Running in a park run is actually quite a lonely experience, especially when you don’t know anyone and are trailing most of the field. You’re only really competing against yourself, whereas I like competing against others. Golf is the only other sport I play much nowadays, but golf takes so long. I can’t play during the week, and can only really play when I’m in Norfolk. I hope I shall be able to play much more often this year, though.

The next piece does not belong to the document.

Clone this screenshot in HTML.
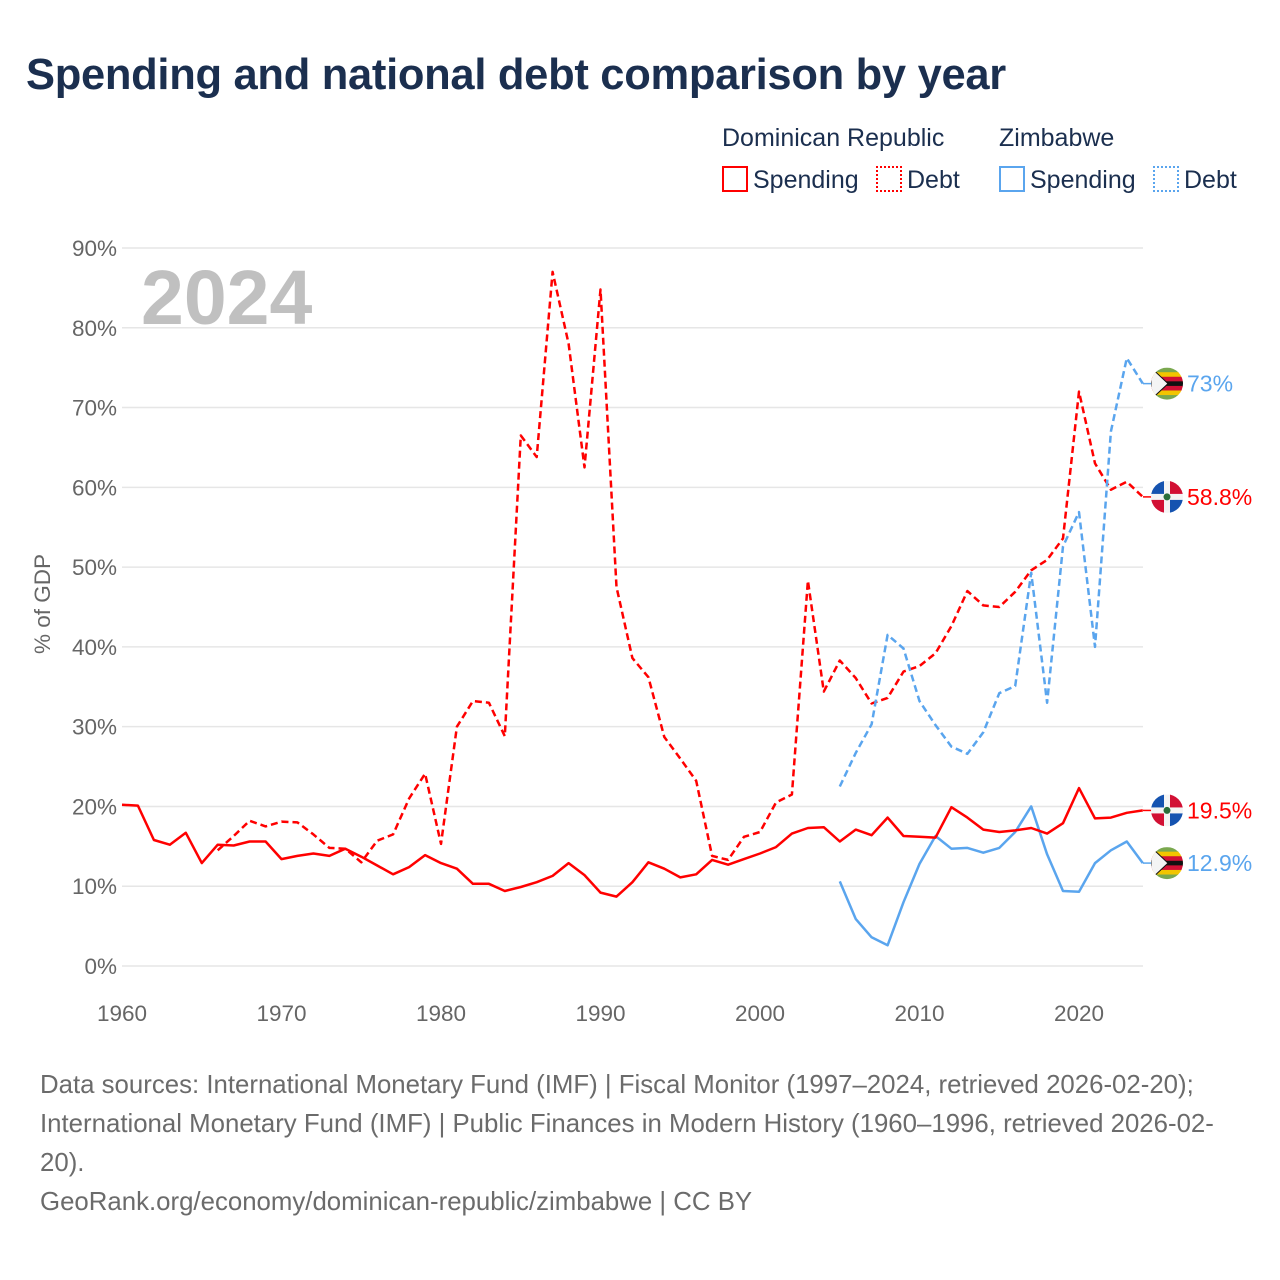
<!DOCTYPE html>
<html><head><meta charset="utf-8"><style>
body{margin:0;background:#fff;font-family:"Liberation Sans",sans-serif;}
#wrap{position:relative;width:1280px;height:1280px;overflow:hidden}
.t{position:absolute;white-space:nowrap}
</style></head><body>
<div id="wrap">
<div class="t" style="left:26px;top:51px;font-size:43.5px;font-weight:bold;color:#1b2f4f;letter-spacing:-0.3px">Spending and national debt comparison by year</div>
<div class="t" style="left:722px;top:124px;font-size:25px;color:#1b2f4f">Dominican Republic</div>
<div class="t" style="left:999px;top:124px;font-size:25px;color:#1b2f4f">Zimbabwe</div>
<div class="t" style="left:722px;top:166px;font-size:25px;color:#1b2f4f"><span style="display:inline-block;width:26px;height:26px;border:2px solid #f00;box-sizing:border-box;vertical-align:-4px;margin-right:5px"></span>Spending</div>
<div class="t" style="left:876px;top:166px;font-size:25px;color:#1b2f4f"><span style="display:inline-block;width:26px;height:26px;border:2px dotted #f00;box-sizing:border-box;vertical-align:-4px;margin-right:5px"></span>Debt</div>
<div class="t" style="left:999px;top:166px;font-size:25px;color:#1b2f4f"><span style="display:inline-block;width:26px;height:26px;border:2px solid #5aa5ee;box-sizing:border-box;vertical-align:-4px;margin-right:5px"></span>Spending</div>
<div class="t" style="left:1153px;top:166px;font-size:25px;color:#1b2f4f"><span style="display:inline-block;width:26px;height:26px;border:2px dotted #5aa5ee;box-sizing:border-box;vertical-align:-4px;margin-right:5px"></span>Debt</div>
<svg id="chart" width="1280" height="1280" style="position:absolute;left:0;top:0"></svg>
<div class="t" style="left:40px;top:1066px;font-size:25.8px;line-height:39px;color:#6b6b6b">Data sources: International Monetary Fund (IMF) | Fiscal Monitor (1997–2024, retrieved 2026-02-20);<br>International Monetary Fund (IMF) | Public Finances in Modern History (1960–1996, retrieved 2026-02-<br>20).<br>GeoRank.org/economy/dominican-republic/zimbabwe | CC BY</div>
</div>
<script>
const drSpendStart=1960;
const drSpend=[20.2,20.1,15.8,15.2,16.7,12.9,15.2,15.1,15.6,15.6,13.4,13.8,14.1,13.8,14.7,13.7,12.6,11.5,12.4,13.9,12.9,12.2,10.3,10.3,9.4,9.9,10.5,11.3,12.9,11.4,9.2,8.7,10.5,13.0,12.2,11.1,11.5,13.3,12.7,13.4,14.1,14.9,16.6,17.3,17.4,15.6,17.1,16.4,18.6,16.3,16.2,16.1,19.9,18.6,17.1,16.8,17.0,17.3,16.6,17.9,22.3,18.5,18.6,19.2,19.5];
const drDebtStart=1966;
const drDebt=[14.5,16.3,18.2,17.5,18.1,18.0,16.5,14.8,14.7,13.0,15.7,16.5,21.0,24.1,15.3,30.0,33.2,33.0,28.8,66.5,63.8,87.0,78.0,62.5,84.8,47.5,38.6,36.2,28.7,26.0,23.2,13.8,13.3,16.2,16.8,20.5,21.5,48.3,34.4,38.3,36.1,32.9,33.6,36.9,37.6,39.2,42.6,47.0,45.2,45.0,46.9,49.6,50.9,53.6,72.0,63.0,59.7,60.7,58.8];
const zwStart=2005;
const zwSpend=[10.6,5.9,3.6,2.6,8.0,12.8,16.3,14.7,14.8,14.2,14.8,16.8,20.0,14.0,9.4,9.3,12.9,14.5,15.6,12.9];
const zwDebt=[22.5,26.7,30.3,41.5,39.8,33.2,30.2,27.5,26.6,29.3,34.2,35.1,49.3,33.0,52.6,56.9,40.0,67.0,76.2,73.0];
const yTicks=[0,10,20,30,40,50,60,70,80,90];
const xTicks=[1960,1970,1980,1990,2000,2010,2020];
const NS='http://www.w3.org/2000/svg';
const svg=document.getElementById('chart');
const X=y=>122+(y-1960)*(1079-122)/60;
const Y=v=>966-v*(966-248)/90;
function mk(t,a){const e=document.createElementNS(NS,t);for(const k in a)e.setAttribute(k,a[k]);svg.appendChild(e);return e;}
yTicks.forEach(v=>{
 const l=mk('line',{x1:122,x2:1143,y1:Y(v),y2:Y(v),stroke:'#e6e6e6','stroke-width':1.5});
 
 
 const t=mk('text',{x:117,y:Y(v)+8,'text-anchor':'end','font-size':22.5,fill:'#666','font-family':'Liberation Sans, sans-serif'});
 t.textContent=v+'%';
 
 
});
xTicks.forEach(y=>{
 const t=mk('text',{x:X(y),y:1021,'text-anchor':'middle','font-size':22.5,fill:'#666','font-family':'Liberation Sans, sans-serif'});
 t.textContent=y;
 
 
});
const yt=mk('text',{transform:'translate(50,604) rotate(-90)','text-anchor':'middle','font-size':22.5,fill:'#666','font-family':'Liberation Sans, sans-serif'});
yt.textContent='% of GDP';


const yr=mk('text',{x:141,y:324,'font-size':77,'font-weight':'bold',fill:'#c0c0c0','font-family':'Liberation Sans, sans-serif'});
yr.textContent='2024';


function series(start,vals,color,dash,name){
 const pts=vals.map((v,i)=>X(start+i).toFixed(1)+','+Y(v).toFixed(1)).join(' ');
 const p=mk('polyline',{points:pts,fill:'none',stroke:color,'stroke-width':2.5,'stroke-linejoin':'round'});
 if(dash)p.setAttribute('stroke-dasharray','7,4');
 
 
}
series(drDebtStart,drDebt,'#ff0000',true,'dr-debt-line');
series(zwStart,zwDebt,'#5aa5ee',true,'zw-debt-line');
series(zwStart,zwSpend,'#5aa5ee',false,'zw-spending-line');
series(drSpendStart,drSpend,'#ff0000',false,'dr-spending-line');
function flag(v,kind,color,label,name,dy){
 const cy=Y(v)+(dy||0),cx=1167,R=16;
 mk('line',{x1:1143,x2:1152,y1:Y(v),y2:cy,stroke:color,'stroke-width':1.5});
 const g=document.createElementNS(NS,'g');svg.appendChild(g);
 
 
 const c=(t,a)=>{const e=document.createElementNS(NS,t);for(const k in a)e.setAttribute(k,a[k]);g.appendChild(e);return e;};
 const id='cl'+name;
 const cp=document.createElementNS(NS,'clipPath');cp.setAttribute('id',id);const cc=document.createElementNS(NS,'circle');cc.setAttribute('cx',cx);cc.setAttribute('cy',cy);cc.setAttribute('r',R);cp.appendChild(cc);g.appendChild(cp);
 const gg=c('g',{'clip-path':'url(#'+id+')'});
 const r=(x,y,w,h,f)=>{const e=document.createElementNS(NS,'rect');e.setAttribute('x',x);e.setAttribute('y',y);e.setAttribute('width',w);e.setAttribute('height',h);e.setAttribute('fill',f);gg.appendChild(e);};
 if(kind==='dr'){
  r(cx-R,cy-R,2*R,2*R,'#f4f4f4');r(cx-R,cy-R,R-3,R-3,'#1553b0');r(cx+3,cy-R,R-3,R-3,'#d21034');r(cx-R,cy+3,R-3,R-3,'#d21034');r(cx+3,cy+3,R-3,R-3,'#1553b0');
  const d=document.createElementNS(NS,'circle');d.setAttribute('cx',cx);d.setAttribute('cy',cy);d.setAttribute('r',3.5);d.setAttribute('fill','#2a6e3a');gg.appendChild(d);
 }else{
  const cols=['#7aa84f','#f2c500','#d21034','#111','#d21034','#f2c500','#7aa84f'];
  cols.forEach((f,i)=>r(cx-R,cy-R+i*2*R/7,2*R,2*R/7+0.5,f));
  const t=document.createElementNS(NS,'polygon');t.setAttribute('points',(cx-R)+','+(cy-R)+' '+(cx+1)+','+cy+' '+(cx-R)+','+(cy+R));t.setAttribute('fill','#f4f4f4');t.setAttribute('stroke','#111');t.setAttribute('stroke-width','1');gg.appendChild(t);
 }
 const t=mk('text',{x:1187,y:cy+8,'font-size':23,fill:color,'font-family':'Liberation Sans, sans-serif'});
 t.textContent=label;
 
 
}
flag(zwDebt[zwDebt.length-1],'zw','#5aa5ee',zwDebt[zwDebt.length-1]+'%','zw-debt-end');
flag(drDebt[drDebt.length-1],'dr','#ff0000',drDebt[drDebt.length-1]+'%','dr-debt-end');
flag(drSpend[drSpend.length-1],'dr','#ff0000',drSpend[drSpend.length-1]+'%','dr-spending-end');
flag(zwSpend[zwSpend.length-1],'zw','#5aa5ee',zwSpend[zwSpend.length-1]+'%','zw-spending-end');
</script>
</body></html>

Will I continue with the park running? I hope so, as I know I feel better for it. I really want to see the weight on the scales start with a 15 rather than a 16. That hasn’t happened for many years… And if it helps my blood sugars get down to where they should be, all to the good. My next aim is to go to a gym a couple of times a week, but I can’t do that on my own. My friend Dan, who I beat at Tennis has become a bit of a gym bunny, so hopefully we are going to start going to a gym in Tonbridge, which I can go to when I get home from work a couple of evenings a week. We will see.